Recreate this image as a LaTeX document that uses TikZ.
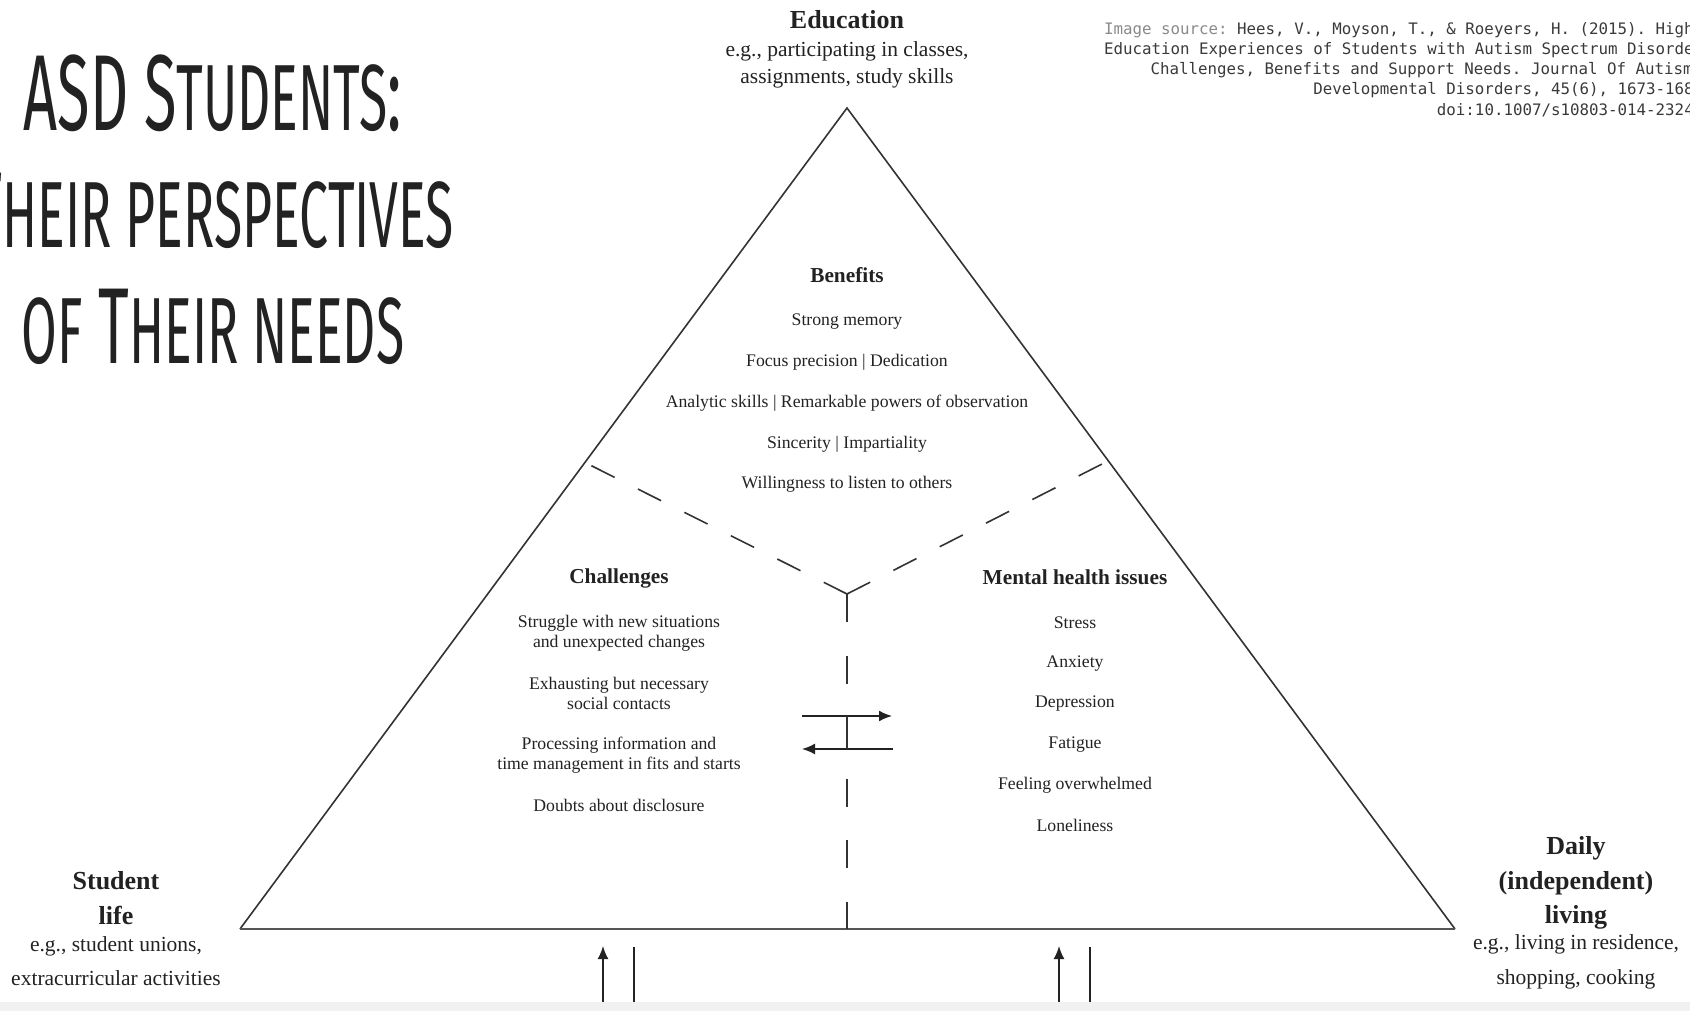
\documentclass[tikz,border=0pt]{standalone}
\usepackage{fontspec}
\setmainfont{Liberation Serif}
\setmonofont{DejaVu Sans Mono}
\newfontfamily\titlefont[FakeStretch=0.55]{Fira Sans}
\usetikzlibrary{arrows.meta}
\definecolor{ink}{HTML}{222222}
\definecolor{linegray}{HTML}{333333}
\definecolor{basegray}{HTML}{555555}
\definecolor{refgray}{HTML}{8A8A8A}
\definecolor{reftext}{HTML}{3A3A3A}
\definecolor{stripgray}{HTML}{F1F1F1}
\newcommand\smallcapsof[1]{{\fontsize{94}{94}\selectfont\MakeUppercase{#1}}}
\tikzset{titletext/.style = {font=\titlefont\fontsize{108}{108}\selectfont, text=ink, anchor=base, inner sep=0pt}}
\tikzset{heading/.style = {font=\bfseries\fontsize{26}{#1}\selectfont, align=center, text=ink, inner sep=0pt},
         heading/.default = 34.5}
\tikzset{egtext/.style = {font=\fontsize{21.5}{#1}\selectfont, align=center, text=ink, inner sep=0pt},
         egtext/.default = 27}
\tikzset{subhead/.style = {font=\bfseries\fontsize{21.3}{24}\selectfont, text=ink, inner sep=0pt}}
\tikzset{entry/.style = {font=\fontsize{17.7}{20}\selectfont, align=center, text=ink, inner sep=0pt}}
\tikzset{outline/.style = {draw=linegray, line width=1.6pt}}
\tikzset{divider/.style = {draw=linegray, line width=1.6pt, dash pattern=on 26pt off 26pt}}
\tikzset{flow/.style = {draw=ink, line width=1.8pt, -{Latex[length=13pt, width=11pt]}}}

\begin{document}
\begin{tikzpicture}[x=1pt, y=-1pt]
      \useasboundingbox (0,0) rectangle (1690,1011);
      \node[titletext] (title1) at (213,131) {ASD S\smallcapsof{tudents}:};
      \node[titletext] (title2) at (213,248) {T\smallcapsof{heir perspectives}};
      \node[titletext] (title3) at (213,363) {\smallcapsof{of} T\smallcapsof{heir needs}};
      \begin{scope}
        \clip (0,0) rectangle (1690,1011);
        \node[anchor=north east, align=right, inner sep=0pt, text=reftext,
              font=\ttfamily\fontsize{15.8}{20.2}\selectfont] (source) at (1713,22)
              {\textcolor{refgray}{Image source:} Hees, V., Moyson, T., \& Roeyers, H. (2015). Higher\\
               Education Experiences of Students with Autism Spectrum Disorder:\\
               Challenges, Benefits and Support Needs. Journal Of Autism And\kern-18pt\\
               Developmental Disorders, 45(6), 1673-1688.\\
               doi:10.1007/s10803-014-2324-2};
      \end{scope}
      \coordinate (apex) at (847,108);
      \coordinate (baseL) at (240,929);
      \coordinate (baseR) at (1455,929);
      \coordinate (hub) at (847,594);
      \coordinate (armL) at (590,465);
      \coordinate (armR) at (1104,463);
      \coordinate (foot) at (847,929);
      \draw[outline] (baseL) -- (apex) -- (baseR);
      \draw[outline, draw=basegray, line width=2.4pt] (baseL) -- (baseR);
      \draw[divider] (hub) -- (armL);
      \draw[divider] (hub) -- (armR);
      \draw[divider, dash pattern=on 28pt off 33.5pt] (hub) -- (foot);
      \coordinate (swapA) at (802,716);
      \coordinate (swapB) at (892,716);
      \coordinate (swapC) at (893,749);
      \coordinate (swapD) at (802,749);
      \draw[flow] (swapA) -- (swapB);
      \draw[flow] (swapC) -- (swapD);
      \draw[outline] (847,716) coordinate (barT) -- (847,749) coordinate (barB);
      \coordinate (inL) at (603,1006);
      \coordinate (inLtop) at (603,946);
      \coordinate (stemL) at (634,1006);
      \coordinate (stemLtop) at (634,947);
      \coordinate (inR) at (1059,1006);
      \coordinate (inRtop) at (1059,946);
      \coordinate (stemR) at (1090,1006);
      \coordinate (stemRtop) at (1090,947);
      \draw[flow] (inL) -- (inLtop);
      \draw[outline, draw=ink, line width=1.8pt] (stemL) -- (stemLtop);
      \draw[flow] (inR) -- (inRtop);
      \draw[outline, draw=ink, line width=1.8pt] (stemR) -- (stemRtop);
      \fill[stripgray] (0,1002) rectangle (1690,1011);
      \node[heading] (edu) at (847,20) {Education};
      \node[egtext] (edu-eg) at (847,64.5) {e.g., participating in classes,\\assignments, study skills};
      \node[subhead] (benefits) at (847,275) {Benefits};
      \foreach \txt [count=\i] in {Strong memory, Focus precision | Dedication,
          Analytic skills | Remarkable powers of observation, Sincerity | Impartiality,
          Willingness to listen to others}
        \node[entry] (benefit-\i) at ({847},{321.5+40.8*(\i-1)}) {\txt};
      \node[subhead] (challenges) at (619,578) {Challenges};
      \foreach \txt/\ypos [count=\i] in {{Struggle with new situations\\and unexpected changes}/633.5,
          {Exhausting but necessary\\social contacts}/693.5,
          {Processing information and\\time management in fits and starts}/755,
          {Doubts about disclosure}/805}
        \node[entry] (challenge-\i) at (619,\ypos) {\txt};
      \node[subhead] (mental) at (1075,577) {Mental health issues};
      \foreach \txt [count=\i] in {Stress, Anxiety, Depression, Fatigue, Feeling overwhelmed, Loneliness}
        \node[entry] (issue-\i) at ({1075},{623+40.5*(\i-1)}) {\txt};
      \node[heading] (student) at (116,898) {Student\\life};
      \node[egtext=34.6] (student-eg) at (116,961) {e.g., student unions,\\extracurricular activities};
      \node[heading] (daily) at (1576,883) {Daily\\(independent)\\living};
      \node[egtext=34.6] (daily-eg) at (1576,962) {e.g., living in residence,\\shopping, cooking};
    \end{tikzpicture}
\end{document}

> [GIVEN TASK]:
Print out the lines exactly, skipping any picture.

> [RESPONSE]:
Recreate this image as a LaTeX document that uses TikZ.
\documentclass[tikz,border=0pt]{standalone}
\usepackage{fontspec}
\setmainfont{Liberation Serif}
\setmonofont{DejaVu Sans Mono}
\newfontfamily\titlefont[FakeStretch=0.55]{Fira Sans}
\usetikzlibrary{arrows.meta}
\definecolor{ink}{HTML}{222222}
\definecolor{linegray}{HTML}{333333}
\definecolor{basegray}{HTML}{555555}
\definecolor{refgray}{HTML}{8A8A8A}
\definecolor{reftext}{HTML}{3A3A3A}
\definecolor{stripgray}{HTML}{F1F1F1}
\newcommand\smallcapsof[1]{{\fontsize{94}{94}\selectfont\MakeUppercase{#1}}}
\tikzset{titletext/.style = {font=\titlefont\fontsize{108}{108}\selectfont, text=ink, anchor=base, inner sep=0pt}}
\tikzset{heading/.style = {font=\bfseries\fontsize{26}{#1}\selectfont, align=center, text=ink, inner sep=0pt},
         heading/.default = 34.5}
\tikzset{egtext/.style = {font=\fontsize{21.5}{#1}\selectfont, align=center, text=ink, inner sep=0pt},
         egtext/.default = 27}
\tikzset{subhead/.style = {font=\bfseries\fontsize{21.3}{24}\selectfont, text=ink, inner sep=0pt}}
\tikzset{entry/.style = {font=\fontsize{17.7}{20}\selectfont, align=center, text=ink, inner sep=0pt}}
\tikzset{outline/.style = {draw=linegray, line width=1.6pt}}
\tikzset{divider/.style = {draw=linegray, line width=1.6pt, dash pattern=on 26pt off 26pt}}
\tikzset{flow/.style = {draw=ink, line width=1.8pt, -{Latex[length=13pt, width=11pt]}}}

\begin{document}
\begin{tikzpicture}[x=1pt, y=-1pt]
      \useasboundingbox (0,0) rectangle (1690,1011);
      \node[titletext] (title1) at (213,131) {ASD S\smallcapsof{tudents}:};
      \node[titletext] (title2) at (213,248) {T\smallcapsof{heir perspectives}};
      \node[titletext] (title3) at (213,363) {\smallcapsof{of} T\smallcapsof{heir needs}};
      \begin{scope}
        \clip (0,0) rectangle (1690,1011);
        \node[anchor=north east, align=right, inner sep=0pt, text=reftext,
              font=\ttfamily\fontsize{15.8}{20.2}\selectfont] (source) at (1713,22)
              {\textcolor{refgray}{Image source:} Hees, V., Moyson, T., \& Roeyers, H. (2015). Higher\\
               Education Experiences of Students with Autism Spectrum Disorder:\\
               Challenges, Benefits and Support Needs. Journal Of Autism And\kern-18pt\\
               Developmental Disorders, 45(6), 1673-1688.\\
               doi:10.1007/s10803-014-2324-2};
      \end{scope}
      \coordinate (apex) at (847,108);
      \coordinate (baseL) at (240,929);
      \coordinate (baseR) at (1455,929);
      \coordinate (hub) at (847,594);
      \coordinate (armL) at (590,465);
      \coordinate (armR) at (1104,463);
      \coordinate (foot) at (847,929);
      \draw[outline] (baseL) -- (apex) -- (baseR);
      \draw[outline, draw=basegray, line width=2.4pt] (baseL) -- (baseR);
      \draw[divider] (hub) -- (armL);
      \draw[divider] (hub) -- (armR);
      \draw[divider, dash pattern=on 28pt off 33.5pt] (hub) -- (foot);
      \coordinate (swapA) at (802,716);
      \coordinate (swapB) at (892,716);
      \coordinate (swapC) at (893,749);
      \coordinate (swapD) at (802,749);
      \draw[flow] (swapA) -- (swapB);
      \draw[flow] (swapC) -- (swapD);
      \draw[outline] (847,716) coordinate (barT) -- (847,749) coordinate (barB);
      \coordinate (inL) at (603,1006);
      \coordinate (inLtop) at (603,946);
      \coordinate (stemL) at (634,1006);
      \coordinate (stemLtop) at (634,947);
      \coordinate (inR) at (1059,1006);
      \coordinate (inRtop) at (1059,946);
      \coordinate (stemR) at (1090,1006);
      \coordinate (stemRtop) at (1090,947);
      \draw[flow] (inL) -- (inLtop);
      \draw[outline, draw=ink, line width=1.8pt] (stemL) -- (stemLtop);
      \draw[flow] (inR) -- (inRtop);
      \draw[outline, draw=ink, line width=1.8pt] (stemR) -- (stemRtop);
      \fill[stripgray] (0,1002) rectangle (1690,1011);
      \node[heading] (edu) at (847,20) {Education};
      \node[egtext] (edu-eg) at (847,64.5) {e.g., participating in classes,\\assignments, study skills};
      \node[subhead] (benefits) at (847,275) {Benefits};
      \foreach \txt [count=\i] in {Strong memory, Focus precision | Dedication,
          Analytic skills | Remarkable powers of observation, Sincerity | Impartiality,
          Willingness to listen to others}
        \node[entry] (benefit-\i) at ({847},{321.5+40.8*(\i-1)}) {\txt};
      \node[subhead] (challenges) at (619,578) {Challenges};
      \foreach \txt/\ypos [count=\i] in {{Struggle with new situations\\and unexpected changes}/633.5,
          {Exhausting but necessary\\social contacts}/693.5,
          {Processing information and\\time management in fits and starts}/755,
          {Doubts about disclosure}/805}
        \node[entry] (challenge-\i) at (619,\ypos) {\txt};
      \node[subhead] (mental) at (1075,577) {Mental health issues};
      \foreach \txt [count=\i] in {Stress, Anxiety, Depression, Fatigue, Feeling overwhelmed, Loneliness}
        \node[entry] (issue-\i) at ({1075},{623+40.5*(\i-1)}) {\txt};
      \node[heading] (student) at (116,898) {Student\\life};
      \node[egtext=34.6] (student-eg) at (116,961) {e.g., student unions,\\extracurricular activities};
      \node[heading] (daily) at (1576,883) {Daily\\(independent)\\living};
      \node[egtext=34.6] (daily-eg) at (1576,962) {e.g., living in residence,\\shopping, cooking};
    \end{tikzpicture}
\end{document}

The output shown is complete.